Dieser hat den Auftrag ausgeführt, und zwar gründlich: Statt Fäulnisstoffen dringt jetzt „Fracking-Flüssigkeit ins Badewasser. Aus der Zeitung ist eine Online-Plattform geworden, aus dem Redaktor eine Bloggerin, und der Buchdrucker von anno dazumal ist jetzt stolzer Besitzer eines Softwareunternehmens. Nur das Stadtoberhaupt ist noch immer das Stadtoberhaupt, das den einträglichen Deal mit dem Energie-Multi zum Wohle der Stadt und der eigenen Karriere mit Zähnen und Klauen verteidigt. Dank diesen Aktualisierungen dürfte auch dem Hintersten und Letzten im Publikum klar geworden sein, dass wir uns im 21. und nicht mehr im 19. Jahrhundert befinden. Um jedoch letzte Zweifel auszuräumen, wird eifrig mit Video hantiert und Ibsens Sprache mit Begriffen wie E-Government, Klick-Zahlen, Post-Demokratie oder Social-Choice-Theorie angereichert.
Wo hört das Spiel auf?
Herausgekommen ist ein Abend mit viel Aufwand, aber ohne zusätzlichen Erkenntnisgewinn. Die Mechanismen von heute unterscheiden sich nicht wesentlich von denen des 19. Jahrhunderts. Profitgier und Wählermanipulation gab es damals, und gibt es heute. Und auch, dass die Regierenden zynisch und die Wähler wankelmütig sind, wissen wir schon eine ganze Weile. Es ist deshalb kein Zufall, dass das Geschehen auf der Bühne immer dann am überzeugendsten wirkt, wenn es nahe an Ibsens Vorlage bleibt. Dies gilt insbesondere für die Figur des Arztes, die von Markus Scheumann in ihrer ganzen an Fanatismus grenzenden Hingabe überaus glaubwürdig verkörpert wird. Die Auftritte seines Bruders Peter hingegen wirken papieren, und Robert Hunger-Bühler tut wenig, um den theorielastigen Text zum Leben zu erwecken. Von den übrigen Figuren sticht eigentlich nur noch Tabea Bettins Bloggerin hervor. Sie wirkt keck und frisch und scheint sich als einzige in der virtuellen Welt wirklich zuhause zu fühlen. Sie ist allerdings auch die einzige, deren Rolle etwas Fleisch am Knochen hat. Isabelle Menke als Gattin Katrine, Sofia Elena Borsani als Tochter Petra und Nicolas Rosat als Fact-Checker haben kaum Chancen, sich zu profilieren. Ein paar vergnügliche Momente gewähren uns einzig Matthias Neukirch als wendiger Unternehmer und, wie nicht anders zu erwarten, Siggi Schwientek als schrulliger Schwiegervater.

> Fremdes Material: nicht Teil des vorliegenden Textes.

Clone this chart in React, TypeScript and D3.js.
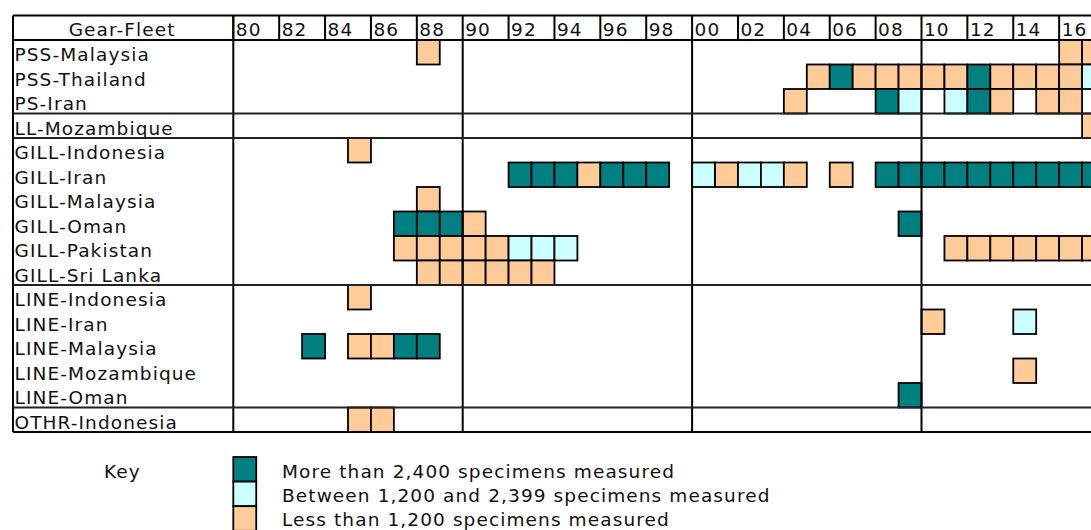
import React from "react";
import * as d3 from "d3";

type Level = "H" | "M" | "L";
type Sample = [number, Level];

const fleets = [
  "PSS-Malaysia", "PSS-Thailand", "PS-Iran", "LL-Mozambique",
  "GILL-Indonesia", "GILL-Iran", "GILL-Malaysia", "GILL-Oman", "GILL-Pakistan", "GILL-Sri Lanka",
  "LINE-Indonesia", "LINE-Iran", "LINE-Malaysia", "LINE-Mozambique", "LINE-Oman",
  "OTHR-Indonesia",
];

const yearTicks = ["80", "82", "84", "86", "88", "90", "92", "94", "96", "98", "00", "02", "04", "06", "08", "10", "12", "14", "16"];
const firstYear = 1980;
const lastYear = 2017;
const decadeLines = [1990, 2000, 2010];
const groupBreaks = ["LL-Mozambique", "GILL-Indonesia", "LINE-Indonesia", "OTHR-Indonesia"];

const pssMalaysia: Sample[] = [[1988, "L"], [2016, "L"], [2017, "L"]];
const pssThailand: Sample[] = [[2005, "L"], [2006, "H"], [2007, "L"], [2008, "L"], [2009, "L"], [2010, "L"], [2011, "L"], [2012, "H"], [2013, "L"], [2014, "L"], [2015, "L"], [2016, "L"], [2017, "M"]];
const psIran: Sample[] = [[2004, "L"], [2008, "H"], [2009, "M"], [2011, "M"], [2012, "H"], [2013, "L"], [2015, "L"], [2016, "L"]];
const llMozambique: Sample[] = [[2017, "L"]];
const gillIndonesia: Sample[] = [[1985, "L"]];
const gillIran: Sample[] = [[1992, "H"], [1993, "H"], [1994, "H"], [1995, "L"], [1996, "H"], [1997, "H"], [1998, "H"], [2000, "M"], [2001, "L"], [2002, "M"], [2003, "M"], [2004, "L"], [2006, "L"], [2008, "H"], [2009, "H"], [2010, "H"], [2011, "H"], [2012, "H"], [2013, "H"], [2014, "H"], [2015, "H"], [2016, "H"], [2017, "H"]];
const gillMalaysia: Sample[] = [[1988, "L"]];
const gillOman: Sample[] = [[1987, "H"], [1988, "H"], [1989, "H"], [1990, "L"], [2009, "H"]];
const gillPakistan: Sample[] = [[1987, "L"], [1988, "L"], [1989, "L"], [1990, "L"], [1991, "L"], [1992, "M"], [1993, "M"], [1994, "M"], [2011, "L"], [2012, "L"], [2013, "L"], [2014, "L"], [2015, "L"], [2016, "L"], [2017, "L"]];
const gillSriLanka: Sample[] = [[1988, "L"], [1989, "L"], [1990, "L"], [1991, "L"], [1992, "L"], [1993, "L"]];
const lineIndonesia: Sample[] = [[1985, "L"]];
const lineIran: Sample[] = [[2010, "L"], [2014, "M"]];
const lineMalaysia: Sample[] = [[1983, "H"], [1985, "L"], [1986, "L"], [1987, "H"], [1988, "H"]];
const lineMozambique: Sample[] = [[2014, "L"]];
const lineOman: Sample[] = [[2009, "H"]];
const othrIndonesia: Sample[] = [[1985, "L"], [1986, "L"]];

const samples: Record<string, Sample[]> = {
  "PSS-Malaysia": pssMalaysia,
  "PSS-Thailand": pssThailand,
  "PS-Iran": psIran,
  "LL-Mozambique": llMozambique,
  "GILL-Indonesia": gillIndonesia,
  "GILL-Iran": gillIran,
  "GILL-Malaysia": gillMalaysia,
  "GILL-Oman": gillOman,
  "GILL-Pakistan": gillPakistan,
  "GILL-Sri Lanka": gillSriLanka,
  "LINE-Indonesia": lineIndonesia,
  "LINE-Iran": lineIran,
  "LINE-Malaysia": lineMalaysia,
  "LINE-Mozambique": lineMozambique,
  "LINE-Oman": lineOman,
  "OTHR-Indonesia": othrIndonesia,
};

const levels: Level[] = ["H", "M", "L"];
const levelLabels = [
  "More than 2,400 specimens measured",
  "Between 1,200 and 2,399 specimens measured",
  "Less than 1,200 specimens measured",
];
const levelColors = ["#008080", "#CCFFFF", "#FFCC99"];

const W = 1091;
const H = 530;
const FONT = "'DejaVu Sans', Verdana, sans-serif";
const LS = "1.1px";

export default function App() {
  const left = 13;
  const labelRight = 233.3;
  const yearW = 22.94;
  const top = 15.5;
  const headerBottom = 40;
  const bodyBottom = 432;

  const x = d3.scaleLinear().domain([firstYear, lastYear + 1]).range([labelRight, labelRight + (lastYear + 1 - firstYear) * yearW]);
  const y = d3.scaleBand<string>().domain(fleets).range([headerBottom, bodyBottom]).padding(0);
  const color = d3.scaleOrdinal<Level, string>().domain(levels).range(levelColors);
  const tickYear = (t: string) => (+t < 50 ? 2000 + +t : 1900 + +t);

  const lineStyle = { stroke: "#000", strokeWidth: 2 };
  const textStyle: React.CSSProperties = { fontFamily: FONT, fontSize: 18.5, letterSpacing: LS, fill: "#111" };

  const legendTop = 457;
  const legendH = 24.6;

  return (
    <svg width={W} height={H} style={{ position: "absolute", left: 0, top: 0, background: "#fff" }}>
      <rect x={0} y={0} width={W} height={H} fill="#fff" />
      {/* cells */}
      {fleets.map((f) =>
        samples[f].map(([yr, lv]) => (
          <rect
            key={f + yr}
            x={x(yr)}
            y={y(f)!}
            width={x(yr + 1) - x(yr)}
            height={y.bandwidth()}
            fill={color(lv)}
            stroke="#000"
            strokeWidth={1.8}
          />
        ))
      )}
      {/* header frame */}
      <line x1={left} x2={W} y1={top} y2={top} {...lineStyle} />
      <line x1={left} x2={W} y1={headerBottom} y2={headerBottom} {...lineStyle} />
      {yearTicks.map((t) => (
        <line key={"ht" + t} x1={x(tickYear(t))} x2={x(tickYear(t))} y1={top} y2={headerBottom} {...lineStyle} />
      ))}
      {/* body frame */}
      <line x1={left} x2={left} y1={top} y2={bodyBottom} {...lineStyle} />
      <line x1={labelRight} x2={labelRight} y1={top} y2={bodyBottom} {...lineStyle} />
      {decadeLines.map((d) => (
        <line key={"dl" + d} x1={x(d)} x2={x(d)} y1={headerBottom} y2={bodyBottom} {...lineStyle} />
      ))}
      {groupBreaks.map((g) => (
        <line key={"gb" + g} x1={left} x2={W} y1={y(g)!} y2={y(g)!} stroke="#222" strokeWidth={2} />
      ))}
      <line x1={left} x2={W} y1={bodyBottom} y2={bodyBottom} {...lineStyle} />
      {/* header text */}
      <text x={(left + labelRight) / 2 - 1} y={36} textAnchor="middle" style={textStyle}>Gear-Fleet</text>
      {yearTicks.map((t) => (
        <text key={"yt" + t} x={x(tickYear(t)) + 2.5} y={36} style={textStyle}>{t}</text>
      ))}
      {/* row labels */}
      {fleets.map((f) => (
        <text key={"rl" + f} x={left + 1.5} y={y(f)! + 21} style={textStyle}>{f}</text>
      ))}
      {/* legend */}
      <text x={104} y={478} style={textStyle}>Key</text>
      {levels.map((lv, i) => (
        <g key={"lg" + lv}>
          <rect
            x={x(firstYear)}
            y={legendTop + i * legendH}
            width={x(firstYear + 1) - x(firstYear)}
            height={legendH}
            fill={color(lv)}
            stroke="#000"
            strokeWidth={1.8}
          />
          <text x={282} y={478 + i * 24} style={textStyle}>{levelLabels[i]}</text>
        </g>
      ))}
    </svg>
  );
}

Wäre da noch der Pausen-Gag zu erwähnen: die Bürgerversammlung ins Theaterfoyer zu verlegen – eine Idee, die Sinn macht. Da fliessen Fiktion und Realität für kurze Zeit ineinander. Das Publikum wird Teil des Theatergeschehens. Meinungen sind gefragt, eine Abstimmung steht an. Wo stehe ich? Wie hätte ich mich entschieden? Doch ehe noch die Demokratie ernst mit mir macht, sitze ich schon wieder auf meinem Platz im Zuschauerraum und frage mich, wo das Spiel aufhört und die Video-Installation beginnt.
Ein vertaner Abend?
Ja, und dann ist da auch noch die amerikanische Sängerin Becky Lee Walters, die mit Ibsen und dem Thema seines Stücks zwar wenig zu tun hat, aber tolle Songs zum Besten gibt und mit ihrer knarrenden, von ferne ein wenig an Tom Waits erinnernden Stimme zu einem der wenigen Höhepunkte der Aufführung beiträgt.
Ein vertaner Abend? Für alle die, die erwartet hatten, wieder einmal einen guten Ibsen auf der Bühne zu sehen, sicher. Wer ihn allerdings zum Anlass nimmt, das Original wieder zu lesen und sich mit den Mechanismen von Demokratie und Ökonomie auseinanderzusetzen, für den könnte er nachträglich doch noch zum Gewinn werden.